El muro que Trump quiere construir tiene el agravante de que en Estados Unidos viven 35 millones de mejicanos. Ello genera la razonable inquietud de una mayor separación entre familias habida cuenta que algo más de 5 millones de mejicanos residentes en Estados Unidos son indocumentados. A ellos hay que añadir los indocumentados de otros países centroamericanos que usan la frontera con Méjico para desplazarse. El blindaje de la frontera será un monumento a la estupidez y a la violación de los derechos humanos.
Este escenario provocado por un presidente ultraderechista que bebe de fuentes teológicas que lo hacen verse a sí mismo como instrumento de Dios, ha promovido un nacionalismo mejicano, salvadoreño, dominicano, nicaragüense, colombiano, guatemalteco…latinoamericano.
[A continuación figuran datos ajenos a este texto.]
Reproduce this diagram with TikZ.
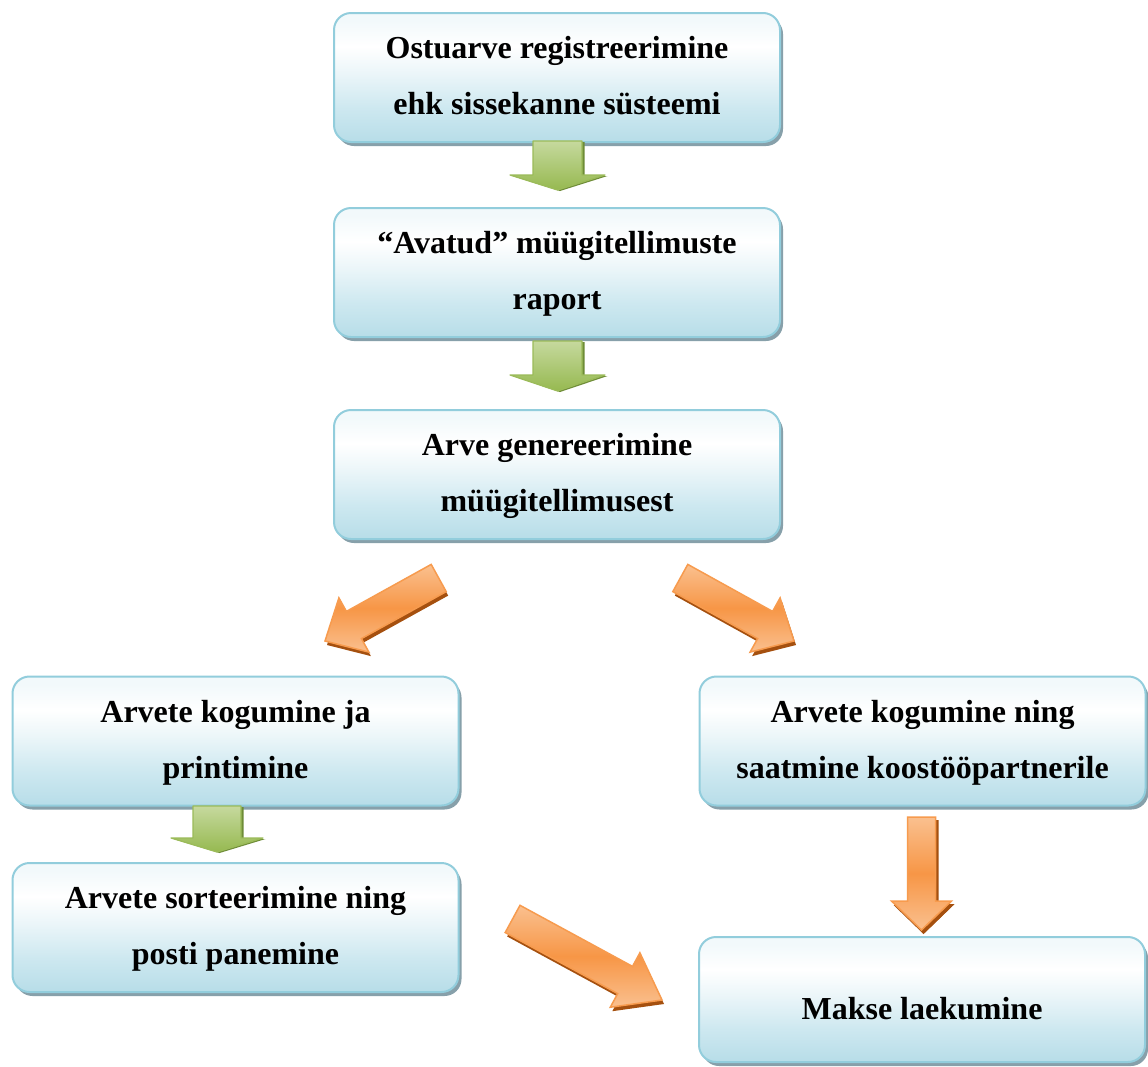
\documentclass[tikz,border=0pt]{standalone}
\usepackage{fontspec}
\setmainfont{Liberation Serif}
\usetikzlibrary{shadows}
\definecolor{bxB}{RGB}{183,221,232}
\definecolor{bxL}{RGB}{205,232,240}
\definecolor{bxW}{RGB}{236,246,249}
\definecolor{bxT}{RGB}{242,249,251}
\definecolor{bxBorder}{RGB}{146,205,220}
\definecolor{bxShadow}{RGB}{135,160,170}
\definecolor{grTop}{RGB}{198,217,158}
\definecolor{grBot}{RGB}{150,185,80}
\definecolor{grBorder}{RGB}{155,187,89}
\definecolor{grShadow}{RGB}{110,140,55}
\definecolor{orLight}{RGB}{250,192,143}
\definecolor{orMid}{RGB}{247,150,70}
\definecolor{orBorder}{RGB}{247,155,78}
\definecolor{orShadow}{RGB}{165,80,15}
\pgfdeclareverticalshading{boxshade}{100bp}{color(0bp)=(bxB); color(25bp)=(bxB); color(38bp)=(bxL); color(52bp)=(bxW); color(62bp)=(white); color(72bp)=(bxT); color(75bp)=(bxT); color(100bp)=(bxT)}
\begin{document}
\begin{tikzpicture}[x=1pt,y=-1pt,
  box/.style={rectangle, rounded corners=17pt, draw=bxBorder, line width=2pt,
    shading=boxshade, minimum width=446pt, minimum height=129pt, inner sep=0pt,
    general shadow={fill=bxShadow, shadow xshift=3pt, shadow yshift=-4pt}},
  txt/.style={anchor=base, inner sep=0pt, font=\fontsize{32}{38}\selectfont\bfseries},
  garrow/.style={draw=grBorder, line width=1.2pt, line join=round, top color=grTop, bottom color=grBot,
    general shadow={fill=grShadow, shadow xshift=2.5pt, shadow yshift=-1pt}},
  oarrow/.style={draw=orBorder, line width=1.5pt, top color=orLight, bottom color=orLight, middle color=orMid,
    general shadow={fill=orShadow, shadow xshift=2pt, shadow yshift=-4pt}},
  ovarrow/.style={oarrow, general shadow={fill=orShadow, shadow xshift=3pt, shadow yshift=-3pt}}
]
\useasboundingbox (0,0) rectangle (1148,1066);
\fill[white] (0,0) rectangle (1148,1066);

% boxes
\node[box] (b1) at (557,77.5) {};
\node[box] (b2) at (557,272.5) {};
\node[box] (b3) at (557,474.5) {};
\node[box] (b4) at (235.5,741) {};
\node[box] (b5) at (235.5,927.5) {};
\node[box] (b6) at (922.5,741) {};
\node[box, minimum height=125pt] (b7) at (922,999.5) {};

% texts
\node[txt] (t1a) at (557,58) {Ostuarve registreerimine};
\node[txt] (t1b) at (557,114) {ehk sissekanne süsteemi};
\node[txt] (t2a) at (557,253) {“Avatud” müügitellimuste};
\node[txt] (t2b) at (557,309) {raport};
\node[txt] (t3a) at (557,455) {Arve genereerimine};
\node[txt] (t3b) at (557,511) {müügitellimusest};
\node[txt] (t4a) at (235.5,722) {Arvete kogumine ja};
\node[txt] (t4b) at (235.5,778) {printimine};
\node[txt] (t5a) at (235.5,908) {Arvete sorteerimine ning};
\node[txt] (t5b) at (235.5,964) {posti panemine};
\node[txt] (t6a) at (922.5,722) {Arvete kogumine ning};
\node[txt] (t6b) at (922.5,778) {saatmine koostööpartnerile};
\node[txt] (t7) at (922,1019) {Makse laekumine};

% green block arrows
\draw[garrow] (533,141) -- (582,141) -- (582,175) -- (605,175) -- (557.5,190) -- (510,175) -- (533,175) -- cycle;
\draw[garrow] (533,341) -- (582,341) -- (582,375) -- (605,375) -- (557.5,391) -- (510,375) -- (533,375) -- cycle;
\draw[garrow] (193,806) -- (241,806) -- (241,838) -- (263,838) -- (217,852) -- (171,838) -- (193,838) -- cycle;

% orange block arrows
\draw[oarrow] (431.2,564.4) -- (346.4,611.4) -- (338.9,597.9) -- (325,641) -- (368.9,652.1) -- (361.4,638.6) -- (446.2,591.6) -- cycle;
\draw[oarrow] (687.8,564.4) -- (772.6,611.4) -- (780.1,597.9) -- (794,641) -- (750.1,652.1) -- (757.6,638.6) -- (672.8,591.6) -- cycle;
\draw[oarrow] (520.0,905.3) -- (632.5,966.4) -- (639.9,952.8) -- (662,1000) -- (610.3,1007.2) -- (617.7,993.6) -- (505.2,932.5) -- cycle;
\draw[ovarrow] (907.5,817) -- (935.5,817) -- (935.5,901) -- (951.5,901) -- (921.5,930) -- (891.5,901) -- (907.5,901) -- cycle;
\end{tikzpicture}
\end{document}
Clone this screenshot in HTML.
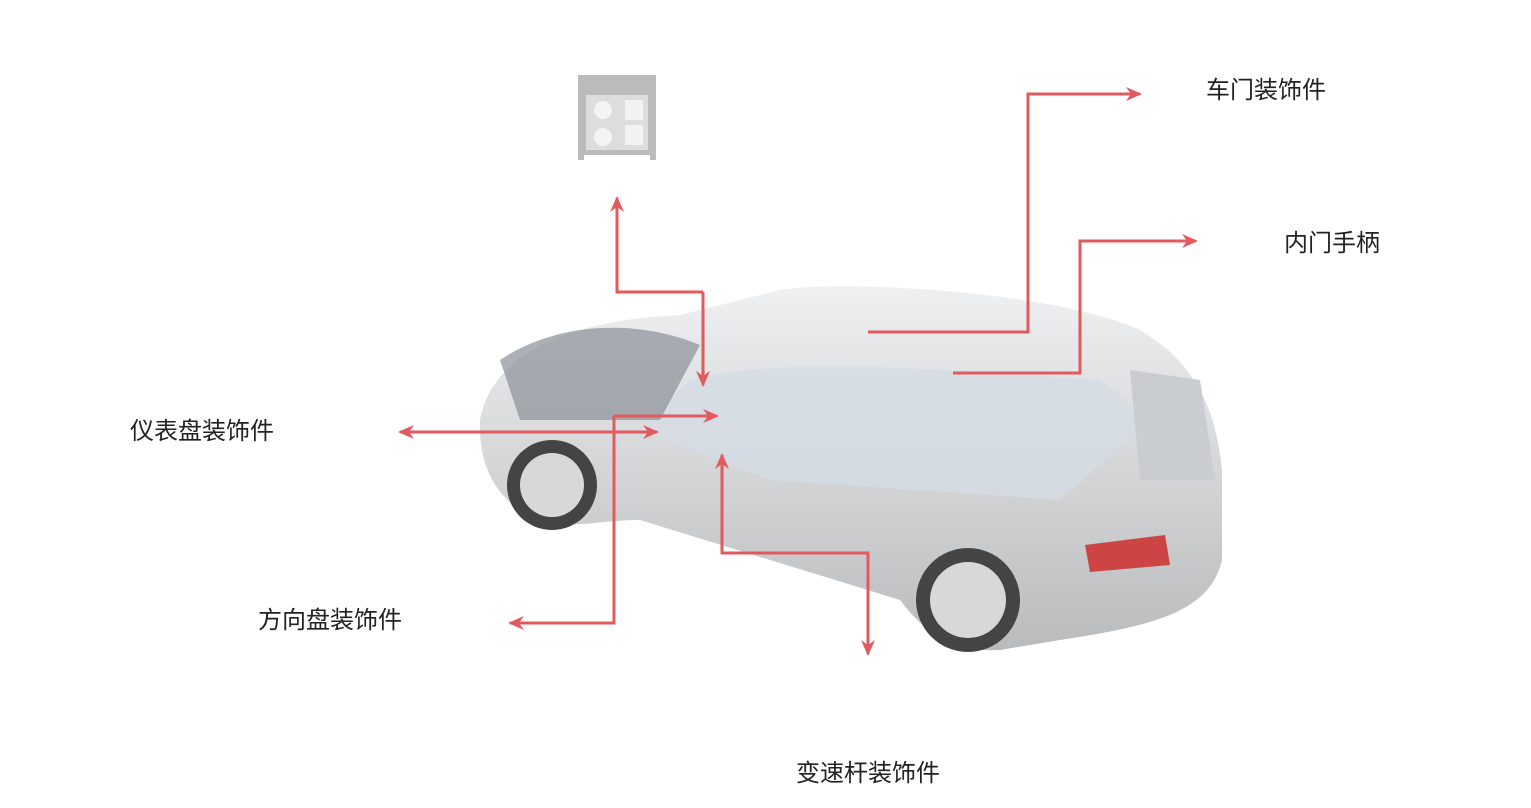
<!DOCTYPE html>
<html><head><meta charset="utf-8"><style>
body{margin:0;width:1531px;height:808px;background:#fff;overflow:hidden;position:relative;font-family:"Liberation Sans","Noto Sans CJK SC",sans-serif}
.t{position:absolute;font-size:24px;line-height:28px;color:#222;white-space:nowrap}
svg{position:absolute;left:0;top:0}
</style></head><body>
<svg width="1531" height="808">
<defs>
<linearGradient id="b" x1="0" y1="0" x2="0" y2="1"><stop offset="0" stop-color="#eef0f2"/><stop offset="1" stop-color="#b9bbbc"/></linearGradient>
<marker id="a" markerWidth="16" markerHeight="14" refX="14" refY="7" orient="auto" markerUnits="userSpaceOnUse"><path d="M0,0 L16,7 L0,14 L5,7z" fill="#e05a5e"/></marker>
</defs>
<path d="M578,75 h78 v85 h-6 v-5 h-66 v5 h-6z" fill="#bbb"/>
<rect x="586" y="95" width="62" height="55" fill="#ddd"/>
<circle cx="603" cy="110" r="9" fill="#f4f4f4"/><circle cx="603" cy="137" r="9" fill="#f4f4f4"/>
<rect x="625" y="100" width="18" height="20" fill="#f2f2f2"/><rect x="625" y="125" width="18" height="20" fill="#f2f2f2"/>
<path d="M480,420 C490,360 560,320 680,315 L780,290 C840,280 1050,290 1140,330 C1190,360 1215,400 1222,470 L1222,560 C1210,610 1160,625 1060,640 L1000,650 C960,652 930,640 900,600 L640,520 C600,520 570,530 540,520 C500,505 478,470 480,420z" fill="url(#b)"/>
<path d="M690,380 C760,360 900,365 1100,380 L1150,420 L1060,500 L770,480 L640,430z" fill="#d5dce3" opacity=".8"/>
<path d="M500,360 C560,320 640,320 700,345 L660,420 L520,420z" fill="#8a9099" opacity=".7"/>
<path d="M1130,370 L1200,380 L1215,480 L1140,480z" fill="#c9cdd1"/>
<path d="M1085,545 L1165,535 L1170,565 L1090,572z" fill="#c44"/>
<circle cx="552" cy="485" r="45" fill="#444"/><circle cx="552" cy="485" r="32" fill="#d8d8d8"/>
<circle cx="968" cy="600" r="52" fill="#444"/><circle cx="968" cy="600" r="38" fill="#d8d8d8"/>
<g fill="none" stroke="#e05a5e" stroke-width="3">
<path d="M703,292 H617 V198" marker-end="url(#a)"/>
<path d="M703,292 V385" marker-end="url(#a)"/>
<path d="M655,432 H400" marker-end="url(#a)"/>
<path d="M560,432 H657" marker-end="url(#a)"/>
<path d="M614,416 V623 H510" marker-end="url(#a)"/>
<path d="M614,416 H717" marker-end="url(#a)"/>
<path d="M868,553 H722 V455" marker-end="url(#a)"/>
<path d="M722,553 H868 V654" marker-end="url(#a)"/>
<path d="M868,332 H1028 V94 H1140" marker-end="url(#a)"/>
<path d="M953,373 H1080 V241 H1196" marker-end="url(#a)"/>
</g>
</svg>
<div class="t" style="left:1206px;top:77px">车门装饰件</div>
<div class="t" style="left:1284px;top:230px">内门手柄</div>
<div class="t" style="left:130px;top:418px">仪表盘装饰件</div>
<div class="t" style="left:258px;top:607px">方向盘装饰件</div>
<div class="t" style="left:796px;top:760px">变速杆装饰件</div>
</body></html>
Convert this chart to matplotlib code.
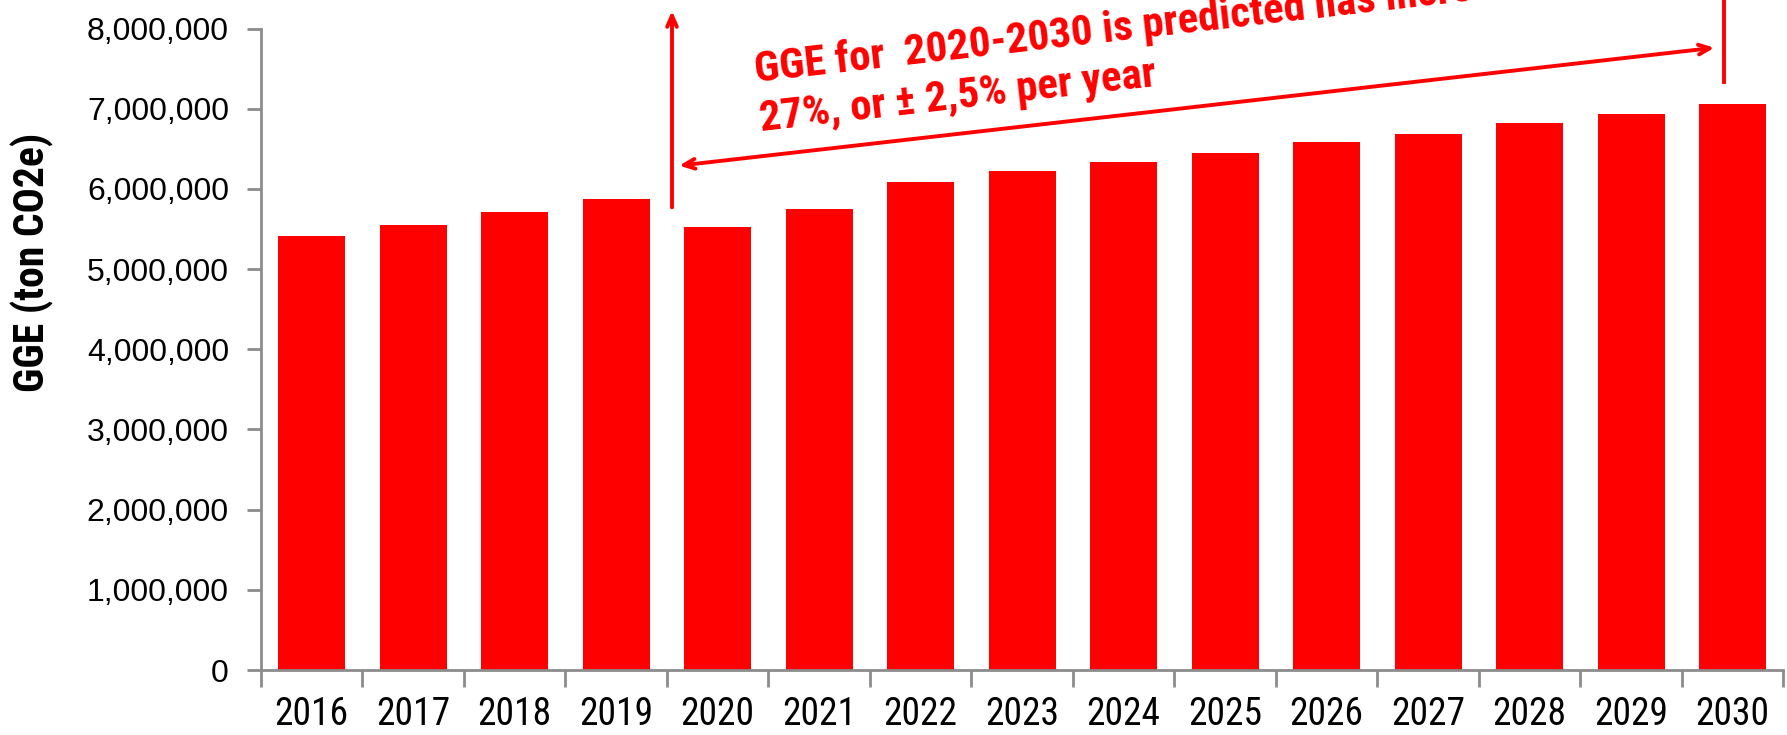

Vuelvo a preguntarme, ¿eso es bueno o es malo? Desde luego que es bueno. Por consiguiente parece necesario diferenciar entre nacionalismos. Porque resulta que Trump también es nacionalista. Pero son dos nacionalismos radicalmente diferentes. Un nacionalismo es impositivo, imperial, el otro es un nacionalismo defensivo, que busca proteger a su agente, su identidad y sus intereses legítimos; un nacionalismo somete, el otro pelea por la libertad; un nacionalismo posee la fuerza, el otro tiene la voluntad; un nacionalismo es autoritario, el otro es democrático. De modo que generalizar los calificativos no es útil porque no sirve para nombrar e identificar lo que queremos decir. Probablemente para Trump el nacionalismo mejicano es propio de un victimismo inaceptable, mientras que él encarna un plan, la teología de la prosperidad, él no se ve a sí mismo como nacionalista sino como un buen norteamericano.